Security is a paramount concern for enterprise customers who are evaluating new systems. The data.world service is not just cloud-first, but it's also security-first. We’ve designed it from the ground up to ensure that we can support a unique combination of internal and external compliance needs. In the following articles we have documented how we keep both your data and your connections safe, and how we enable you to do the same.

How our data connections interact with your data

There are three main ways that data.world can interact with data from your environment:

  1. Metadata collection, including optional Technical Lineage Server

  2. Virtual query capability

  3. Data extract/import capability

Typically for the vast majority of security and compliance needs, (1) Metadata collection and (2) virtual query are sufficient, and (3) data extract/import can be optionally disabled. If only (1) and (2) are leveraged, data.world does NOT store data in our platform--only metadata.

Data extract/import

Virtual connections can be leveraged to extract/import data into data.world. Any data imported into data.world will often benefit from query performance improvements if it is in a small or medium size dataset (i.e., under 3GB). We recommend larger amounts of data be separated into multiple datasets, or accessed via virtualization instead. Data in data.world datasets is kept securely in encrypted data stores.

Note

Some customers choose to disable the ability to extract and import data to prevent any data from being persisted in data.world for compliance or other reasons. The decision to allow or disallow extract/import is fully in the hands of the customer.

Virtual query

Datasets in data.world are built off of the connections, but no data is stored in them. When a user performs a data query, a short-lived connection fetches only the query results. These results are NOT persisted--neither in storage nor in memory. Additionally, by default, queries have a 5 minute timeout for performance and security reasons. Finally, all queries are comprehensively tracked and audited via query audit logs that customers can access and monitor.
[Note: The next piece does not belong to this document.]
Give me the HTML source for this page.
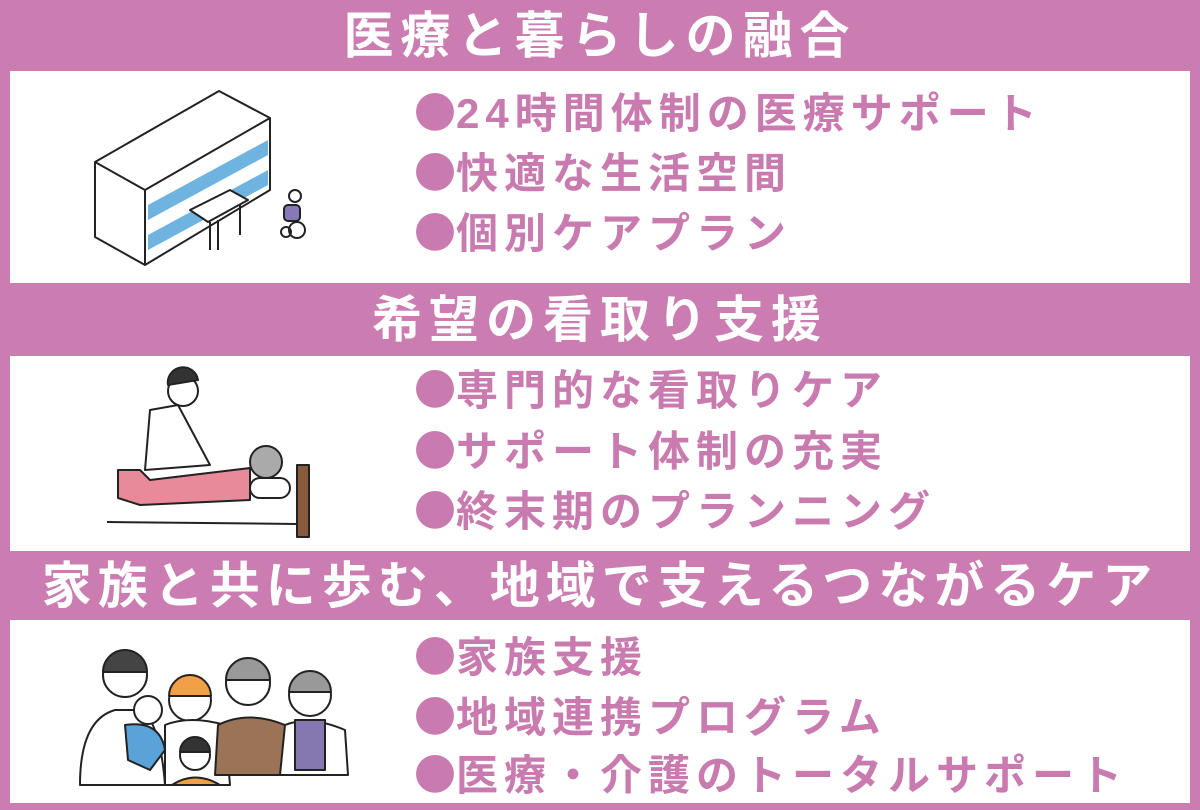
<!DOCTYPE html>
<html><head><meta charset="utf-8"><style>
body{margin:0;width:1200px;height:810px;background:#cb7db1;position:relative;overflow:hidden;font-family:"Liberation Sans","Noto Sans CJK JP",sans-serif}
.box{position:absolute;left:10px;width:1180px;background:#fff}
.h{position:absolute;left:0;width:1200px;text-align:center;color:#fff;font-weight:bold;font-size:50px;line-height:60px;letter-spacing:7px}
.b{position:absolute;left:414px;color:#c97bb0;font-weight:bold;font-size:42px;line-height:50px;white-space:nowrap;letter-spacing:6px}
.d{font-family:"Noto Sans CJK JP",sans-serif;letter-spacing:0}
svg{position:absolute}
</style></head><body>
<div class="h" style="top:6px">医療と暮らしの融合</div>
<div class="box" style="top:71px;height:212px"></div>
<div class="h" style="top:290px">希望の看取り支援</div>
<div class="box" style="top:356px;height:195px"></div>
<div class="h" style="top:556px;font-size:50px;letter-spacing:6px">家族と共に歩む、地域で支えるつながるケア</div>
<div class="box" style="top:620px;height:183px"></div>

<div class="b" style="top:86px"><span class="d">●</span>24時間体制の医療サポート</div>
<div class="b" style="top:146px"><span class="d">●</span>快適な生活空間</div>
<div class="b" style="top:206px"><span class="d">●</span>個別ケアプラン</div>
<div class="b" style="top:363px"><span class="d">●</span>専門的な看取りケア</div>
<div class="b" style="top:424px"><span class="d">●</span>サポート体制の充実</div>
<div class="b" style="top:484px"><span class="d">●</span>終末期のプランニング</div>
<div class="b" style="top:630px"><span class="d">●</span>家族支援</div>
<div class="b" style="top:690px"><span class="d">●</span>地域連携プログラム</div>
<div class="b" style="top:748px"><span class="d">●</span>医療・介護のトータルサポート</div>

<svg style="left:0;top:0" width="400" height="810" viewBox="0 0 400 810" fill="none" stroke="#222" stroke-width="2" stroke-linejoin="round">
<polygon points="95,162 219,91 270,118 270,190 145,265 95,237" fill="#fff"/>
<polyline points="95,162 145,190 270,118"/>
<line x1="145" y1="190" x2="145" y2="265"/>
<g fill="#6fb3e0" stroke="none">
<polygon points="148,205 268,140 268,155 148,220"/>
<polygon points="148,235 268,170 268,185 148,250"/>
</g>
<polygon points="190,210 230,190 248,200 208,222" fill="#fff"/>
<line x1="210" y1="222" x2="210" y2="250"/><line x1="218" y1="220" x2="218" y2="250"/>
<line x1="240" y1="205" x2="240" y2="235"/>
<circle cx="295" cy="196" r="6" fill="#fff"/>
<rect x="284" y="205" width="16" height="16" rx="4" fill="#8878b8"/>
<circle cx="286" cy="232" r="5"/><circle cx="297" cy="230" r="8"/>
<rect x="297" y="465" width="12" height="72" fill="#8a5a3c"/>
<line x1="107" y1="522" x2="297" y2="524"/>
<rect x="250" y="478" width="40" height="20" rx="10" fill="#fff"/>
<circle cx="266" cy="462" r="16" fill="#aaa"/>
<path d="M118 470 L140 470 L150 480 L250 468 L250 500 L140 505 L118 498 Z" fill="#e88a9a"/>
<circle cx="183" cy="391" r="15" fill="#fff"/>
<path d="M168 385 a15 15 0 0 1 30 -5 Z" fill="#333"/>
<path d="M150 410 L178 405 L210 465 L145 470 Z" fill="#fff"/>
<g transform="translate(0,520)">
<circle cx="125" cy="155" r="22" fill="#fff"/><path d="M103 152 a22 22 0 0 1 44 0 Z" fill="#444"/>
<path d="M80 265 Q80 200 115 190 L140 190 Q160 200 165 265 Z" fill="#fff"/>
<path d="M125 205 Q160 200 165 230 L150 250 L128 240 Z" fill="#5aa3d8"/>
<circle cx="148" cy="190" r="14" fill="#fff"/>
<circle cx="190" cy="180" r="21" fill="#fff"/><path d="M169 176 a21 21 0 0 1 42 0 Z" fill="#f2a046"/>
<path d="M165 265 L165 205 Q190 195 225 205 L230 265 Z" fill="#fff"/>
<circle cx="195" cy="235" r="15" fill="#fff"/><path d="M180 232 a15 15 0 0 1 30 0 Z" fill="#333"/>
<path d="M172 265 Q195 250 220 265 Z" fill="#f2a046"/>
<circle cx="248" cy="163" r="22" fill="#fff"/><path d="M226 160 a22 22 0 0 1 44 0 Z" fill="#999"/>
<path d="M215 255 L218 205 Q248 190 285 205 L285 255 Z" fill="#9b7457"/>
<circle cx="310" cy="175" r="21" fill="#fff"/><path d="M289 172 a21 21 0 0 1 42 0 Z" fill="#999"/>
<path d="M280 255 L285 205 Q310 195 345 210 L348 255 Z" fill="#fff"/>
<rect x="295" y="200" width="30" height="50" fill="#8577b0"/>
</g>
</svg>
</body></html>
A virtual appliance (or optionally a hardware appliance or reverse SSH tunnel service) is implemented in the customer environment by the customer. The virtual and hardware appliances are powered by our partner Trustgrid, a secure connection bridge technology vendor trusted by many of the largest banks and financial institutions. Using the Trustgrid technology, a network bridge is configured on the data.world side in conjunction with the customer. At that point, read-only system user credentials can be securely stored in data.world as connections, and encrypted connections are initiated as outbound only. Connections in the system are encrypted and initiated as outbound only.

Understanding permissions

Permissions on a dataset or project are initially set when the resource is created. If an organization is set as the owner, then permission options are:

  • No one

  • Everyone in the organization

  • Public to the data.world community

New_dataset_permissions_org.png

Note

One safeguard against users accidentally publishing enterprise data out to the wider community is our standard enterprise team publication configuration: By default ‘Create public datasets’ is turned off for our Enterprise customers.
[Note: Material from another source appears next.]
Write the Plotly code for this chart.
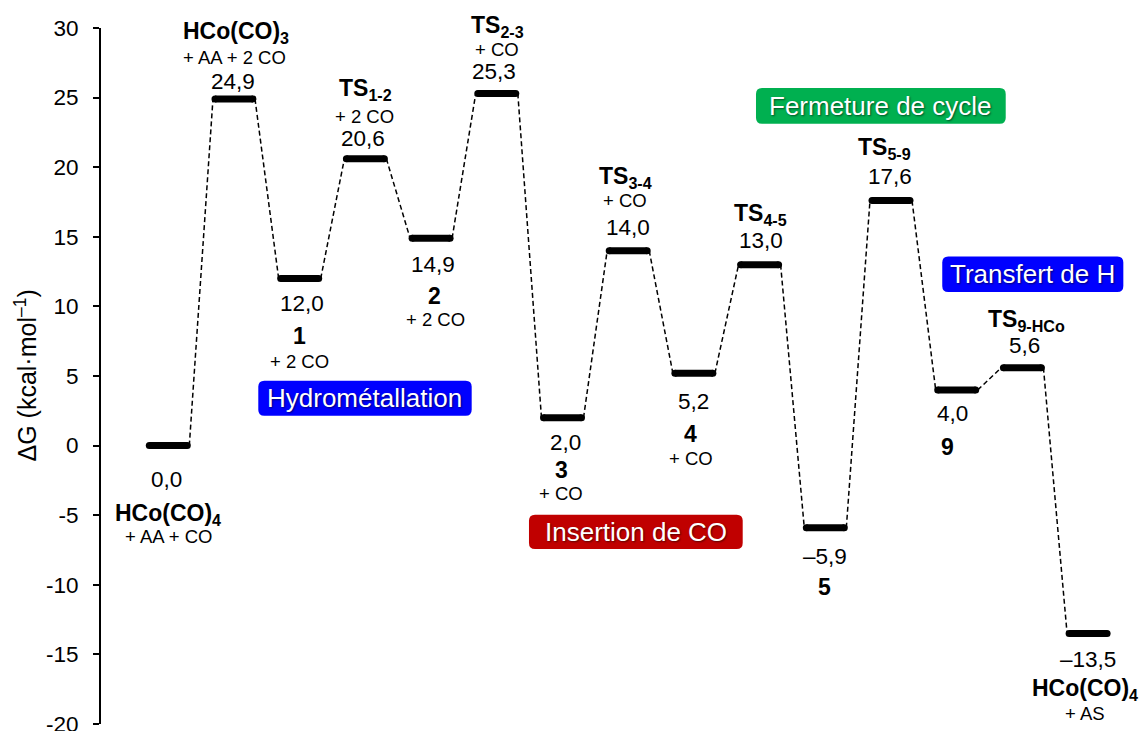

Owners of datasets and projects can invite specific users to contribute, or approve incoming requests from users who want to contribute. Either way, the owner controls what each contributor can do by granting three levels of permissions:

  • View only

  • View + edit

  • View + edit + manage

Datasets have another layer of access permission as they can be flagged as Discoverable. More about this kind of access in the section Discoverable datasets.Here's what each permission level will allow a contributor to do:

View only: primarily used for private datasets and projects, this allows the user to simply view the dataset or project. As part of that, the contributor can:

  • Download any of the files.

  • Query the data and export results.

  • View and comment in either public or private discussions.
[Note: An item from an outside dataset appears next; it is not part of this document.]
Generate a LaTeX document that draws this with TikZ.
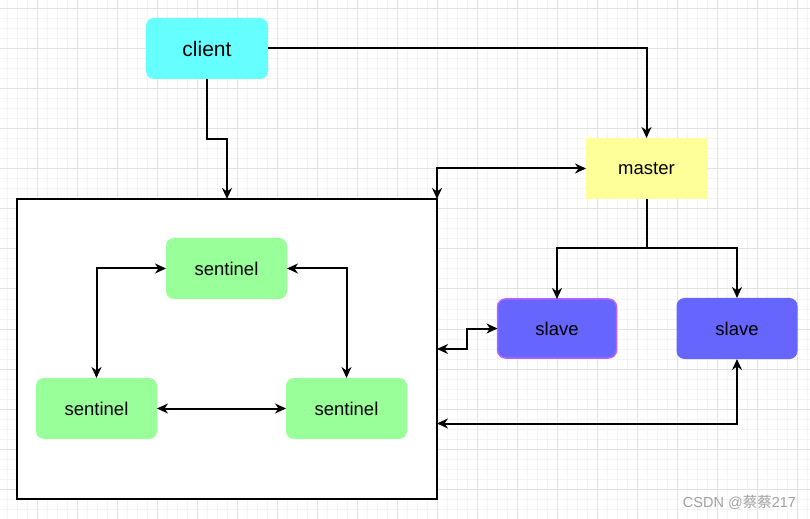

  • Create new discussion topics.

View + edit: in addition to the view-only permissions, the contributor can:

  • Make edits to descriptions and summaries.

  • Add and remove tags.

  • Add and remove files.

  • Replace files by uploading new versions with the same name.

  • Modify file and column descriptions.

  • Modify license type.

  • Switch the dataset or project between open and private.

  • Publish queries for others to use.

View + edit + manage: The contributor will have full admin controls to the dataset or project. In addition to the view + edit permissions, they can:

  • Delete the dataset or project.

  • Add, remove, and modify contributors.

Manage your organizations, roles, and users

Organizations are the central “group” unit in data.world, and can be nested for ultimate control and flexibility over access control. An organization is made up of several different types of users:

  • Organization admins are your data domain stewards / governance managers or other personnel who should have direct management overall content in that org.

  • Individual resources can have owners assigned which may be more specific, “ground-level” data stewards.

  • “Discover” level access provides high-level metadata, but requires that a user request access to the resource before seeing additional information or being able to query the data. For more details on discoverable access, which is a very powerful feature and what enables agile data governance, see:

Note

Organization admins can see all org-owned datasets regardless of sharing configuration.

How link sharing works

One of the powerful features of our platform is that results from queries in a project can be reused or embedded. These links are not discoverable.

When a link to the results of a query is created, it is encoded with the user token information for the user who originally ran the query. Every subsequent running from that link also runs with the original user's permissions and token. As further security however, even with the link, access is scoped and limited to the specific results of the query. Finally, in VPC deployments share URL's expire after 12 hours.